## Aim
Pictures in the entries below are to be left out; otherwise, reproduce exactly the lines from the first through the line containing "0.07, 0.05, 0.07]".

## Material for the task
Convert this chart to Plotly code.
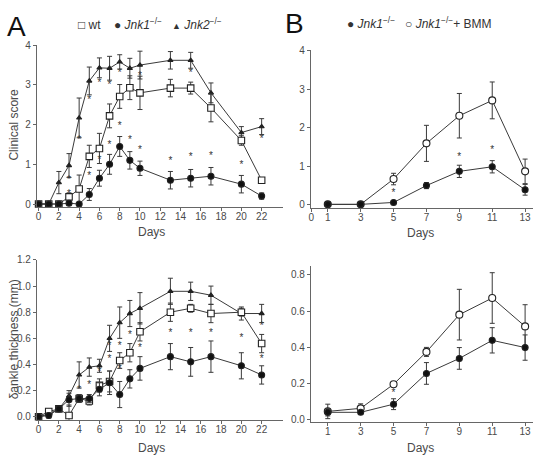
import plotly.graph_objects as go

W, H = 534, 461

# ---------- Panel A data ----------
days_a = [0, 1, 2, 3, 4, 5, 6, 7, 8, 9, 10, 13, 15, 17, 20, 22]

score_wt = [0, 0, 0, 0.18, 0.38, 1.2, 1.4, 2.22, 2.71, 2.93, 2.8, 2.92, 2.92, 2.42, 1.6, 0.6]
score_wt_err = [0, 0, 0, 0.1, 0.35, 0.28, 0.38, 0.3, 0.3, 0.3, 0.42, 0.22, 0.15, 0.35, 0.12, 0.05]
score_jnk1 = [0, 0, 0, 0.02, 0, 0.24, 0.65, 1.0, 1.45, 1.1, 0.9, 0.6, 0.65, 0.7, 0.5, 0.2]
score_jnk1_err = [0, 0, 0, 0.03, 0, 0.15, 0.2, 0.25, 0.25, 0.22, 0.18, 0.22, 0.22, 0.22, 0.22, 0.08]
score_jnk2 = [0, 0, 0.54, 0.97, 2.17, 3.1, 3.43, 3.42, 3.58, 3.42, 3.5, 3.62, 3.62, 2.8, 1.8, 1.95]
score_jnk2_err = [0, 0, 0.28, 0.3, 0.5, 0.35, 0.25, 0.3, 0.18, 0.25, 0.35, 0.22, 0.2, 0.25, 0.15, 0.2]

ankle_wt = [0, 0.04, 0.06, 0.01, 0.14, 0.12, 0.24, 0.27, 0.43, 0.49, 0.65, 0.8, 0.83, 0.79, 0.8, 0.56]
ankle_wt_err = [0, 0.02, 0.02, 0.08, 0.03, 0.03, 0.05, 0.08, 0.06, 0.07, 0.07, 0.07, 0.03, 0.07, 0.03, 0.07]
ankle_jnk1 = [0, 0.01, 0.06, 0.13, 0.14, 0.14, 0.21, 0.26, 0.17, 0.29, 0.37, 0.46, 0.42, 0.46, 0.39, 0.32]
ankle_jnk1_err = [0, 0.02, 0.02, 0.05, 0.03, 0.03, 0.05, 0.09, 0.1, 0.07, 0.09, 0.1, 0.11, 0.12, 0.1, 0.07]
ankle_jnk2 = [0, 0.02, 0.06, 0.16, 0.32, 0.38, 0.39, 0.6, 0.72, 0.79, 0.83, 0.96, 0.96, 0.93, 0.79, 0.79]
ankle_jnk2_err = [0, 0.02, 0.02, 0.04, 0.1, 0.07, 0.05, 0.1, 0.12, 0.1, 0.12, 0.1, 0.07, 0.07, 0.05, 0.07]

# significance asterisks (panel A)
star_a_top_x = [3, 4, 5, 6, 7, 8, 10, 15, 3, 5, 6, 7, 8, 9, 10, 13, 15, 17, 20, 22]
star_a_top_y = [0.6, 1.6, 2.62, 3.03, 2.98, 3.3, 3.22, 3.3, 0.25, 0.7, 1.1, 1.48, 1.95, 1.6, 1.36, 1.08, 1.16, 1.2, 0.96, 1.63]
star_a_bot_x = [5, 7, 8, 9, 10, 13, 15, 17, 20, 22, 22, 4, 6, 7, 8]
star_a_bot_y = [0.24, 0.44, 0.54, 0.62, 0.52, 0.64, 0.64, 0.64, 0.6, 0.69, 0.44, 0.2, 0.34, 0.54, 0.36]

# ---------- Panel B data ----------
days_b = [1, 3, 5, 7, 9, 11, 13]

scoreb_jnk1 = [0, 0, 0.05, 0.49, 0.86, 0.98, 0.38]
scoreb_jnk1_err = [0, 0, 0.04, 0.08, 0.16, 0.16, 0.14]
scoreb_bmm = [0, 0, 0.66, 1.59, 2.31, 2.71, 0.86]
scoreb_bmm_err = [0, 0, 0.15, 0.47, 0.58, 0.48, 0.32]

ankleb_jnk1 = [0.04, 0.04, 0.085, 0.255, 0.338, 0.438, 0.398]
ankleb_jnk1_err = [0.02, 0.01, 0.03, 0.06, 0.06, 0.07, 0.07]
ankleb_bmm = [0.045, 0.062, 0.195, 0.374, 0.58, 0.672, 0.515]
ankleb_bmm_err = [0.04, 0.025, 0.01, 0.025, 0.14, 0.14, 0.12]

star_b_top_x = [5, 9, 11]
star_b_top_y = [0.28, 1.22, 1.4]
star_b_bot_x = [5]
star_b_bot_y = [0.145]

xticks_a = [0, 2, 4, 6, 8, 10, 12, 14, 16, 18, 20, 22]
xticks_b_top = [0, 1, 3, 5, 7, 9, 11, 13]
xticks_b_bot = [1, 3, 5, 7, 9, 11, 13]

# ---------- styling ----------
LINE = '#3a3a3a'
AX = '#666666'
TXT = '#4a4a4a'
FONT = 'Liberation Sans, Arial, sans-serif'


def px_x(a, b):
    return [a / W, b / W]


def px_y(top, bottom):
    return [1 - bottom / H, 1 - top / H]


fig = go.Figure()


def series(x, y, err, xa, ya, symbol, size, fill):
    fig.add_trace(go.Scatter(
        x=x, y=y, xaxis=xa, yaxis=ya, mode='lines+markers',
        line=dict(color=LINE, width=1),
        marker=dict(symbol=symbol, size=size, color=fill,
                    line=dict(color='#222222', width=1.1)),
        error_y=dict(type='data', array=err, visible=True, color=LINE,
                     thickness=1, width=2.5),
        showlegend=False, cliponaxis=False))


def stars(x, y, xa, ya):
    fig.add_trace(go.Scatter(
        x=x, y=y, xaxis=xa, yaxis=ya, mode='text', text=['*'] * len(x),
        textfont=dict(family=FONT, size=10, color='#333333'),
        textposition='middle center', showlegend=False, hoverinfo='skip'))


# Panel A top
series(days_a, score_jnk2, score_jnk2_err, 'x', 'y', 'triangle-up', 4.5, '#222222')
series(days_a, score_wt, score_wt_err, 'x', 'y', 'square', 6.5, 'white')
series(days_a, score_jnk1, score_jnk1_err, 'x', 'y', 'circle', 6, '#111111')
stars(star_a_top_x, star_a_top_y, 'x', 'y')

# Panel A bottom
series(days_a, ankle_jnk2, ankle_jnk2_err, 'x2', 'y2', 'triangle-up', 4.5, '#222222')
series(days_a, ankle_wt, ankle_wt_err, 'x2', 'y2', 'square', 6.5, 'white')
series(days_a, ankle_jnk1, ankle_jnk1_err, 'x2', 'y2', 'circle', 6, '#111111')
stars(star_a_bot_x, star_a_bot_y, 'x2', 'y2')

# Panel B top
series(days_b, scoreb_bmm, scoreb_bmm_err, 'x3', 'y3', 'circle', 7, 'white')
series(days_b, scoreb_jnk1, scoreb_jnk1_err, 'x3', 'y3', 'circle', 6, '#111111')
stars(star_b_top_x, star_b_top_y, 'x3', 'y3')

# Panel B bottom
series(days_b, ankleb_bmm, ankleb_bmm_err, 'x4', 'y4', 'circle', 7, 'white')
series(days_b, ankleb_jnk1, ankleb_jnk1_err, 'x4', 'y4', 'circle', 6, '#111111')
stars(star_b_bot_x, star_b_bot_y, 'x4', 'y4')

axcommon = dict(showline=True, linecolor=AX, linewidth=1, ticks='outside',
                ticklen=3, tickcolor=AX, tickwidth=1, showgrid=False,
                zeroline=False, tickfont=dict(family=FONT, size=10, color=TXT))
xcommon = dict(axcommon, ticklabelstandoff=-3)

fig.update_layout(
    width=W, height=H, margin=dict(l=0, r=0, t=0, b=0),
    paper_bgcolor='white', plot_bgcolor='white',
    font=dict(family=FONT, color=TXT),
    xaxis=dict(xcommon, domain=px_x(35, 282), range=[-0.17, 24.1],
               tickvals=xticks_a, anchor='y'),
    yaxis=dict(axcommon, domain=px_y(40, 205), range=[-0.075, 4.0],
               tickvals=[0, 1, 2, 3, 4], anchor='x'),
    xaxis2=dict(xcommon, domain=px_x(35, 282), range=[-0.17, 24.1],
                tickvals=xticks_a, anchor='y2'),
    yaxis2=dict(axcommon, domain=px_y(259, 422), range=[-0.023, 1.2],
                tickvals=[0, 0.2, 0.4, 0.6, 0.8, 1.0, 1.2],
                ticktext=['0.0', '0.2', '0.4', '0.6', '0.8', '1.0', '1.2'],
                anchor='x2'),
    xaxis3=dict(xcommon, domain=px_x(310, 533), range=[-0.03, 13.48],
                tickvals=xticks_b_top, anchor='y3'),
    yaxis3=dict(axcommon, domain=px_y(45, 206), range=[-0.094, 4.02],
                tickvals=[0, 1, 2, 3, 4], anchor='x3'),
    xaxis4=dict(xcommon, domain=px_x(310, 533), range=[-0.03, 13.48],
                tickvals=xticks_b_bot, anchor='y4'),
    yaxis4=dict(axcommon, domain=px_y(265, 424), range=[-0.012, 0.85],
                tickvals=[0, 0.2, 0.4, 0.6, 0.8],
                ticktext=['0.0', '0.2', '0.4', '0.6', '0.8'], anchor='x4'),
)


def ann(text, x, y, size, **kw):
    color = kw.pop('color', TXT)
    kw.setdefault('xanchor', 'center')
    kw.setdefault('yanchor', 'middle')
    fig.add_annotation(text=text, x=x / W, y=1 - y / H, xref='paper', yref='paper',
                       showarrow=False, font=dict(family=FONT, size=size, color=color),
                       **kw)


# Panel letters
ann('A', 15, 21, 28, color='#111111')
ann('B', 294, 18, 28, color='#111111')

# Legends
sup = '<sup>−/−</sup>'
ann('□ wt    ● <i>Jnk1</i>' + sup + '   <span style="font-size:9px">▲</span> <i>Jnk2</i>' + sup,
    74, 18, 12, xanchor='left', color='#333333')
ann('● <i>Jnk1</i>' + sup + '   ○ <i>Jnk1</i>' + sup + '+ BMM',
    344, 17, 12, xanchor='left', color='#333333')

# Axis titles
ann('Days', 150, 230, 12)
ann('Days', 150, 451, 12)
ann('Days', 420, 232, 12)
ann('Days', 420, 451, 12)
ann('Clinical score', 12, 121, 12, textangle=-90)
ann('δankle thickness (mm)', 12, 340, 12, textangle=-90)

fig.write_html('out.html', config={'displayModeBar': False},
               post_script="document.body.style.margin='0';document.body.style.overflow='hidden';")
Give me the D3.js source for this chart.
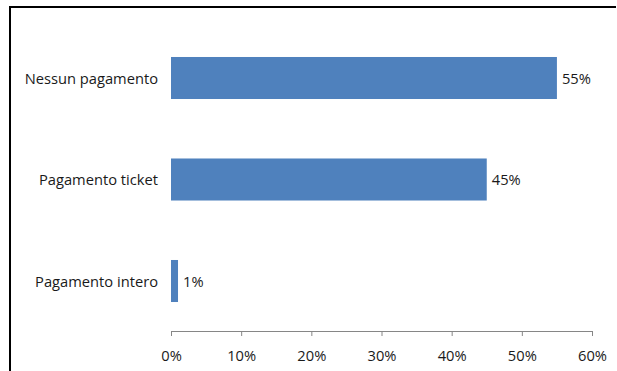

## The reply
Convert this chart to Plotly code.
import plotly.graph_objects as go

W, H = 534, 461

# ---------- Panel A data ----------
days_a = [0, 1, 2, 3, 4, 5, 6, 7, 8, 9, 10, 13, 15, 17, 20, 22]

score_wt = [0, 0, 0, 0.18, 0.38, 1.2, 1.4, 2.22, 2.71, 2.93, 2.8, 2.92, 2.92, 2.42, 1.6, 0.6]
score_wt_err = [0, 0, 0, 0.1, 0.35, 0.28, 0.38, 0.3, 0.3, 0.3, 0.42, 0.22, 0.15, 0.35, 0.12, 0.05]
score_jnk1 = [0, 0, 0, 0.02, 0, 0.24, 0.65, 1.0, 1.45, 1.1, 0.9, 0.6, 0.65, 0.7, 0.5, 0.2]
score_jnk1_err = [0, 0, 0, 0.03, 0, 0.15, 0.2, 0.25, 0.25, 0.22, 0.18, 0.22, 0.22, 0.22, 0.22, 0.08]
score_jnk2 = [0, 0, 0.54, 0.97, 2.17, 3.1, 3.43, 3.42, 3.58, 3.42, 3.5, 3.62, 3.62, 2.8, 1.8, 1.95]
score_jnk2_err = [0, 0, 0.28, 0.3, 0.5, 0.35, 0.25, 0.3, 0.18, 0.25, 0.35, 0.22, 0.2, 0.25, 0.15, 0.2]

ankle_wt = [0, 0.04, 0.06, 0.01, 0.14, 0.12, 0.24, 0.27, 0.43, 0.49, 0.65, 0.8, 0.83, 0.79, 0.8, 0.56]
ankle_wt_err = [0, 0.02, 0.02, 0.08, 0.03, 0.03, 0.05, 0.08, 0.06, 0.07, 0.07, 0.07, 0.03, 0.07, 0.03, 0.07]
ankle_jnk1 = [0, 0.01, 0.06, 0.13, 0.14, 0.14, 0.21, 0.26, 0.17, 0.29, 0.37, 0.46, 0.42, 0.46, 0.39, 0.32]
ankle_jnk1_err = [0, 0.02, 0.02, 0.05, 0.03, 0.03, 0.05, 0.09, 0.1, 0.07, 0.09, 0.1, 0.11, 0.12, 0.1, 0.07]
ankle_jnk2 = [0, 0.02, 0.06, 0.16, 0.32, 0.38, 0.39, 0.6, 0.72, 0.79, 0.83, 0.96, 0.96, 0.93, 0.79, 0.79]
ankle_jnk2_err = [0, 0.02, 0.02, 0.04, 0.1, 0.07, 0.05, 0.1, 0.12, 0.1, 0.12, 0.1, 0.07, 0.07, 0.05, 0.07]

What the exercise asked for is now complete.